With the outbreak of a new Coronavirus in China (2019-nCoV) and the few cases in Australia, we have already had several queries asking what building managers of commercial properties should do about this. The main questions we have been asked are regarding changing air handling unit filters and if this will make a difference. Coronavirus would be much too small to be filtered out by an air conditioning filter so this is unlikely to make a difference.
There is a lot we don’t know about this virus at the moment, such as exactly how it is spread, where it came from, and if some people are more at risk than others. Other coronavirus types also cause respiratory infections and have been circulating in the human population for many years. These other types cause illness that ranges from the common cold to (rarely) more serious illness, and are usually spread when people don’t cover their nose and mouth after sneezing, and when they don’t wash their hands properly when ill.
The Department of Health current information states that spread of the virus is more likely through direct contact with an infected person, contacts with droplets from coughs and sneezes from an infected person and from touching surfaces (for example door knobs or tables) contaminated by droplets from secretions coughed or sneezed from a person with a confirmed infection and then touching your nose or face.
Current prevention advice from the Australian Dept. Health, the World Health Organisation and the Centre for Disease Control in the US is to wash your hands regularly with soap and water for at least 20 seconds, cover your mouth when coughing or sneezing (then wash your hands), avoid touching your eyes, nose and mouth with unwashed hands and to avoid close contact with people who are sick. Alcohol hand rubs can also be used for cleaning hands.

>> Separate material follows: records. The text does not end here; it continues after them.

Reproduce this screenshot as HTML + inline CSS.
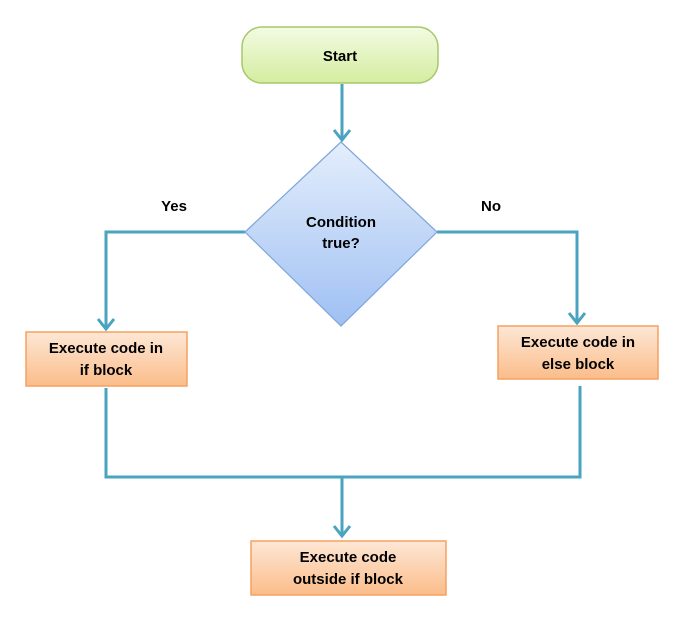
<!DOCTYPE html>
<html><head><style>body{margin:0;background:#fff}</style></head><body>
<svg width="682" height="618" xmlns="http://www.w3.org/2000/svg" font-family="Liberation Sans, sans-serif" font-weight="bold" font-size="15">
<defs>
<linearGradient id="g" x1="0" y1="0" x2="0" y2="1"><stop offset="0" stop-color="#f3fbe3"/><stop offset="1" stop-color="#d4eda0"/></linearGradient>
<linearGradient id="b" x1="0" y1="0" x2="0" y2="1"><stop offset="0" stop-color="#e4eefc"/><stop offset="1" stop-color="#9fc0f3"/></linearGradient>
<linearGradient id="o" x1="0" y1="0" x2="0" y2="1"><stop offset="0" stop-color="#fde7d6"/><stop offset="1" stop-color="#fbbd8a"/></linearGradient>
</defs>
<g stroke="#4aa3bf" stroke-width="3" fill="none">
<path d="M342 84V140M334 130l8 10 8-10"/>
<path d="M245 232H106V329M98 319l8 10 8-10"/>
<path d="M437 232H577V323M569 313l8 10 8-10"/>
<path d="M106 388V477H580V386M342 477V536M334 526l8 10 8-10"/>
</g>
<rect x="242" y="27" width="196" height="56" rx="20" fill="url(#g)" stroke="#a6c86a" stroke-width="1.5"/>
<text x="340" y="61" text-anchor="middle">Start</text>
<polygon points="341,142 437,232 341,326 245,232" fill="url(#b)" stroke="#7ea6d8" stroke-width="1.2"/>
<text x="341" y="227" text-anchor="middle">Condition</text>
<text x="341" y="248" text-anchor="middle">true?</text>
<text x="174" y="211" text-anchor="middle">Yes</text>
<text x="491" y="211" text-anchor="middle">No</text>
<rect x="26" y="332" width="161" height="54" fill="url(#o)" stroke="#f5a060" stroke-width="1.5"/>
<text x="106" y="353" text-anchor="middle">Execute code in</text>
<text x="106" y="375" text-anchor="middle">if block</text>
<rect x="498" y="326" width="160" height="53" fill="url(#o)" stroke="#f5a060" stroke-width="1.5"/>
<text x="578" y="347" text-anchor="middle">Execute code in</text>
<text x="578" y="369" text-anchor="middle">else block</text>
<rect x="251" y="541" width="195" height="54" fill="url(#o)" stroke="#f5a060" stroke-width="1.5"/>
<text x="348" y="562" text-anchor="middle">Execute code</text>
<text x="348" y="584" text-anchor="middle">outside if block</text>
</svg>
</body></html>
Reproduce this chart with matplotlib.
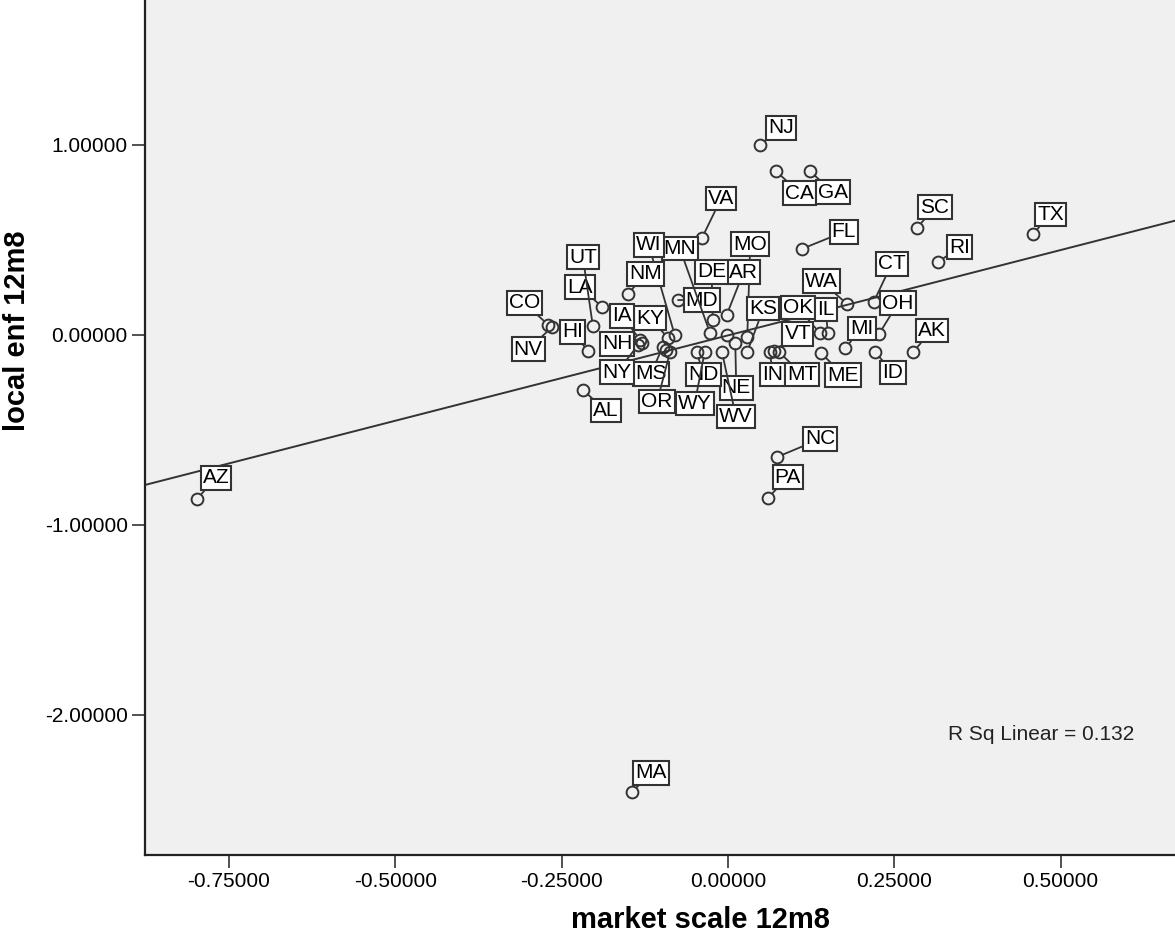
import matplotlib.pyplot as plt
import numpy as np

plt.rcParams["font.family"] = ["Liberation Sans", "DejaVu Sans"]

# data
states = ["NJ", "CA", "GA", "VA", "SC", "TX", "RI", "FL", "CT", "WA",
          "OH", "OK", "IL", "MI", "ME", "ID", "AK", "IN", "MT", "VT",
          "MO", "KS", "AR", "DE", "MD", "MN", "WI", "SD", "NE", "WV",
          "ND", "WY", "KY", "MS", "OR", "TN", "IA", "NH", "NY", "NM",
          "LA", "UT", "HI", "CO", "NV", "AL", "NC", "PA", "AZ", "MA"]
market_scale = [0.048, 0.072, 0.123, -0.039, 0.284, 0.458, 0.316, 0.111, 0.219, 0.179,
                0.227, 0.138, 0.150, 0.176, 0.140, 0.221, 0.278, 0.063, 0.077, 0.069,
                0.029, 0.029, -0.002, -0.023, -0.075, -0.027, -0.080, -0.002, 0.011, -0.009,
                -0.047, -0.035, -0.090, -0.098, -0.087, -0.093, -0.132, -0.129, -0.135, -0.150,
                -0.189, -0.203, -0.210, -0.270, -0.264, -0.218, 0.074, 0.060, -0.798, -0.144]
local_enf = [1.000, 0.863, 0.863, 0.511, 0.563, 0.532, 0.384, 0.453, 0.174, 0.163,
             0.005, 0.011, 0.011, -0.068, -0.095, -0.089, -0.089, -0.089, -0.089, -0.084,
             -0.011, -0.089, 0.105, 0.079, 0.184, 0.011, 0.000, 0.000, -0.042, -0.089,
             -0.089, -0.089, -0.016, -0.063, -0.089, -0.079, -0.026, -0.042, -0.053, 0.216,
             0.147, 0.047, -0.084, 0.053, 0.042, -0.289, -0.642, -0.858, -0.863, -2.405]
r_sq_text = "R Sq Linear = 0.132"

# label box offsets from the point, in pixels (layout only)
label_offset = {
    "NJ": (21, 17), "CA": (24, -22), "GA": (23, -21), "VA": (19, 39), "SC": (18, 21),
    "TX": (18, 19), "RI": (21, 15), "FL": (42, 17), "CT": (18, 38), "WA": (-26, 23),
    "OH": (19, 31), "OK": (-22, 25), "IL": (-2, 23), "MI": (17, 19), "ME": (22, -22),
    "ID": (18, -21), "AK": (19, 21), "IN": (3, -23), "MT": (23, -23), "VT": (24, 17),
    "MO": (3, 93), "KS": (16, 43), "AR": (17, 43), "DE": (-1, 48), "MD": (24, 0),
    "MN": (-30, 84), "WI": (-26, 90), "NE": (1, -45), "WV": (14, -65), "ND": (7, -23),
    "WY": (-10, -52), "KY": (-18, 20), "MS": (-12, -27), "OR": (-13, -50), "IA": (-18, 24),
    "NH": (-25, -1), "NY": (-21, -27), "NM": (17, 20), "LA": (-22, 20), "UT": (-10, 69),
    "HI": (-16, 19), "CO": (-24, 22), "NV": (-24, -22), "AL": (23, -21), "NC": (43, 18),
    "PA": (20, 21), "AZ": (19, 21), "MA": (19, 19),
}

x = np.array(market_scale)
y = np.array(local_enf)

fig = plt.figure(figsize=(11.75, 9.48), dpi=100)
# axes run past the right and top edges, like the cropped original
ax = fig.add_axes([145 / 1175, 93 / 948, 1110 / 1175, 1048 / 948])
ax.set_facecolor("#f0f0f0")

ax.plot(x, y, "o", ms=8.5, mfc="none", mec="#333333", mew=1.4, zorder=3)

# fit line
slope, intercept = np.polyfit(x, y, 1)
xl = np.array([-0.876, 0.792])
ax.plot(xl, intercept + slope * xl, color="#333333", lw=1.4, zorder=2)

for s, xi, yi in zip(states, x, y):
    if s not in label_offset:
        continue
    ax.annotate(
        s, (xi, yi), xytext=label_offset[s], textcoords="offset pixels",
        ha="center", va="center", fontsize=15, color="black", zorder=5,
        bbox=dict(boxstyle="square,pad=0.1", fc="white", ec="#333333", lw=1.5),
        arrowprops=dict(arrowstyle="-", color="#333333", lw=1.3, shrinkA=0, shrinkB=4.5),
    )

ax.text(0.47, -2.105, r_sq_text, fontsize=15, ha="center", va="center", color="#222222")

ax.set_xlim(-0.876, 0.792)
ax.set_ylim(-2.737, 2.779)
ax.set_xticks([-0.75, -0.5, -0.25, 0.0, 0.25, 0.5])
ax.set_yticks([1.0, 0.0, -1.0, -2.0])
ax.xaxis.set_major_formatter(plt.FormatStrFormatter("%.5f"))
ax.yaxis.set_major_formatter(plt.FormatStrFormatter("%.5f"))
ax.tick_params(direction="out", length=9.5, width=1.2, color="#333333",
               labelsize=15, pad=3)

for side in ["left", "bottom"]:
    ax.spines[side].set_linewidth(1.6)
    ax.spines[side].set_color("#222222")

ax.set_xlabel("market scale 12m8", fontsize=21, fontweight="bold")
ax.set_ylabel("local enf 12m8", fontsize=21, fontweight="bold")
ax.xaxis.set_label_coords((700 - 145) / 1110, (855 - 906) / 1048)
ax.yaxis.set_label_coords((31 - 145) / 1110, 0.5)

fig.savefig("out.png", dpi=100)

So what can you do as a property manager? There are unlikely to be any engineering controls that can be put in place at the moment that will help in a commercial property. Making sure that there are always good supplies of soap and towels in all washrooms and that your property stays clean and has a regular cleaning schedule are the main important points at this stage.
We have had queries from customers who have been contacted by people trying to sell ‘special’ air conditioning filters guaranteed to ‘kill coronavirus’. With what we know about the virus so far, and with what we know about coronavirus in general, these are very unlikely to work. Even if the virus was in contact with any anti-microbial coating on a filter long enough to deactivate it as it is flowing through on a current of air, once the filters have even a thin layer of dust on them, the virus will not be able to be in contact with the anti-microbial coating at all to be inactivated. Current advice from the Australian Health Department and the World Health Organisation do not currently recommend any type of air filtering as a preventative measure. Even if the filters do work, if people in the building are still coughing, sneezing and not washing their hands, then filtering the air will not have a large impact.

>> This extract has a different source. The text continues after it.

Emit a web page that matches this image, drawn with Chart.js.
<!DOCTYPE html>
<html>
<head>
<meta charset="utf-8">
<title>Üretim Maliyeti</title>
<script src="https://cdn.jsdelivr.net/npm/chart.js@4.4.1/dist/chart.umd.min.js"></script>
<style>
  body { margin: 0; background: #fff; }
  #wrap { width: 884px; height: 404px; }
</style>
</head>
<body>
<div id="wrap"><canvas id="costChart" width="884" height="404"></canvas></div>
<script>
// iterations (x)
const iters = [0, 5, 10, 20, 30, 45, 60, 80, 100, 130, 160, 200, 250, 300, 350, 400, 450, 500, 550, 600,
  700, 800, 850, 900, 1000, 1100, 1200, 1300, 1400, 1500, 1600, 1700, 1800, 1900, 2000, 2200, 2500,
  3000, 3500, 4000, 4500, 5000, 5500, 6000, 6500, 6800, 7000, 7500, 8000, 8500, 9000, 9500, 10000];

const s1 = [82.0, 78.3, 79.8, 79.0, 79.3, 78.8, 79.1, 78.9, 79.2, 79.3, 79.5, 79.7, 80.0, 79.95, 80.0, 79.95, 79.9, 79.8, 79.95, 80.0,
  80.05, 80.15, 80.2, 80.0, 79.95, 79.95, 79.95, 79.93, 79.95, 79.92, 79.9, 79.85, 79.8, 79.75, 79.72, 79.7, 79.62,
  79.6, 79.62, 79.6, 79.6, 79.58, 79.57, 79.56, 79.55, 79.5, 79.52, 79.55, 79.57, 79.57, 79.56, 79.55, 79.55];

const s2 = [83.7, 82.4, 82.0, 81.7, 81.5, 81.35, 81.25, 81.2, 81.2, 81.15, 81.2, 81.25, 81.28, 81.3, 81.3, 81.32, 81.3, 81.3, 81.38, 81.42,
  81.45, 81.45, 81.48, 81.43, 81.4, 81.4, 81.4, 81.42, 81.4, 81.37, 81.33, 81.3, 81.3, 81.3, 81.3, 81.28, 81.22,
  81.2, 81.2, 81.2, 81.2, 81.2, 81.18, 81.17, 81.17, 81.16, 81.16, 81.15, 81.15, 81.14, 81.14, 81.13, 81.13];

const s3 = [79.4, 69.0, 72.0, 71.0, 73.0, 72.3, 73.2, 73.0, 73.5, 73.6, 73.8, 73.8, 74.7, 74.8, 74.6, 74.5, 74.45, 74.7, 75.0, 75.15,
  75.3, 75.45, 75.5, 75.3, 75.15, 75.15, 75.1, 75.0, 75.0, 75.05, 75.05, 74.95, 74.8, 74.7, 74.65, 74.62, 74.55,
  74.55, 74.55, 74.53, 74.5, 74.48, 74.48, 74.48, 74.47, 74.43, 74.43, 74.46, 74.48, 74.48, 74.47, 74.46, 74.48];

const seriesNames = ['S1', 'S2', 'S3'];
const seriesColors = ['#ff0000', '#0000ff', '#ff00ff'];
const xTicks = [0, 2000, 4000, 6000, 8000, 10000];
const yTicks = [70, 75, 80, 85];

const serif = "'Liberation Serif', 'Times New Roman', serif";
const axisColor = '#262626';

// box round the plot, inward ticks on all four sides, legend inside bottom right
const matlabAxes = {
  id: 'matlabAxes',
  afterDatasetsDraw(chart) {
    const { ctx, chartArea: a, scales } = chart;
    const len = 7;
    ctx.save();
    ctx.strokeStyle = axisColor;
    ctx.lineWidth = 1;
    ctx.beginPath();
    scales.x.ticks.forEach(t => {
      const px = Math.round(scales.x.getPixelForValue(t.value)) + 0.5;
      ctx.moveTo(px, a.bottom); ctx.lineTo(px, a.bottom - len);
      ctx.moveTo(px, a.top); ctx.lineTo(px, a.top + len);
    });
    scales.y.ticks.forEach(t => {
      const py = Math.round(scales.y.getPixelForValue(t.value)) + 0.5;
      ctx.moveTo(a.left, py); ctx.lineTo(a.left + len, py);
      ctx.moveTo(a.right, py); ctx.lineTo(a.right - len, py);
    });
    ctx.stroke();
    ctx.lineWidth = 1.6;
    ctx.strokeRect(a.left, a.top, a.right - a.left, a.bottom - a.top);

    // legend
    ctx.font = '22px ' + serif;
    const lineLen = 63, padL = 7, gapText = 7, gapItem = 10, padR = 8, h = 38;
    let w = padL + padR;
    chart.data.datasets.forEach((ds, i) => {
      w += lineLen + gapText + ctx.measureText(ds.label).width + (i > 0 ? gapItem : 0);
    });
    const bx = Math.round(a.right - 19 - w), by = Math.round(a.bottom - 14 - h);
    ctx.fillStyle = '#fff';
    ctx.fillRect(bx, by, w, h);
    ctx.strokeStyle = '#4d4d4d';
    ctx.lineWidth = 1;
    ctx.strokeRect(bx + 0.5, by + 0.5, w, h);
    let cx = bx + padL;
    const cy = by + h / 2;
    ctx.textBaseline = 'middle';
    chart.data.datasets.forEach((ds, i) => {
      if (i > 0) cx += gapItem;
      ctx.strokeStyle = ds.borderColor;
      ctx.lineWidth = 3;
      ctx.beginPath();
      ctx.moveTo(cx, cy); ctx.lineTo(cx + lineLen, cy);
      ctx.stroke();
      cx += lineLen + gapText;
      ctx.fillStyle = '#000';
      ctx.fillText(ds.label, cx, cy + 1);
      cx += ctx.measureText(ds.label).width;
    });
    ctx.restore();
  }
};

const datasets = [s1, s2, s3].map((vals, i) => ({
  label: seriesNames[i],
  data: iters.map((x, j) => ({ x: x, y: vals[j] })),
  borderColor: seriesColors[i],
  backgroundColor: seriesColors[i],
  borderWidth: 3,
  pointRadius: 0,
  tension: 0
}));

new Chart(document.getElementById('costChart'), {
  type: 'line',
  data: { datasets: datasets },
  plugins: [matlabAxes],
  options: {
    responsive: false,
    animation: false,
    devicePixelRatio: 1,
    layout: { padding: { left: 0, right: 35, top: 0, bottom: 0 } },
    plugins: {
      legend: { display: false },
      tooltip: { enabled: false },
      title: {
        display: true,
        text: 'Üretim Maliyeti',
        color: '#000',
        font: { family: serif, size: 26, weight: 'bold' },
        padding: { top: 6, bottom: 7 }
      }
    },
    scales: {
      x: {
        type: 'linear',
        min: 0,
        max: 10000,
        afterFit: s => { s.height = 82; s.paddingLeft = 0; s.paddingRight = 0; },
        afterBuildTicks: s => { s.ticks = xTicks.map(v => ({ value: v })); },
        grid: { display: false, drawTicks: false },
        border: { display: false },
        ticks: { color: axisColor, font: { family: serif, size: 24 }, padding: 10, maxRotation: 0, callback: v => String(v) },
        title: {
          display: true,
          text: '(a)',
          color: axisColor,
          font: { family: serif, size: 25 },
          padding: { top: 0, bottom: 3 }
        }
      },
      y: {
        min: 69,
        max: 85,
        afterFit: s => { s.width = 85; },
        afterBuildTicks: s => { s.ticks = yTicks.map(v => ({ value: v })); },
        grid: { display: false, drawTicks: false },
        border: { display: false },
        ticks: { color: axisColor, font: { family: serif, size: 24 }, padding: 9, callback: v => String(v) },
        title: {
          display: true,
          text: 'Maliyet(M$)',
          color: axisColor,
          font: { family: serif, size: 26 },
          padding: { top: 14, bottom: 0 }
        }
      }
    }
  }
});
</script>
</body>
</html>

While technologically advanced sounding engineering solutions for issues such as this are often expected by the public, and can make people feel better that something is being done, the really boring, old-fashioned soap and water, and washing your hands is usually the most effective prevention for most types of infectious disease!
If you have been contacted by anyone who is sick and think they may have the virus, the best place to go for advice on what to do is to phone your doctor (prior to visiting the surgery), and also visit the Department of Health website, https://www.health.gov.au/health-topics/novel-coronavirus-2019-ncov#information-for-the-public. The local state Department of Health is also the best place for advice if an infected person has been at work and may have exposed others.
There is already a lot of misinformation out there on the web already, so here is a link to some reliable sources of information as it becomes available.
We will keep you updated as further developments unfold, but always bear in mind that the numbers of cases in Australia at present are very low with seven confirmed cases at present. The virus has a lower death rate than influenza, Australia has seen very few cases, it is being controlled and managed, and Australia has some of the best biohazard responses and management structures in the world in place.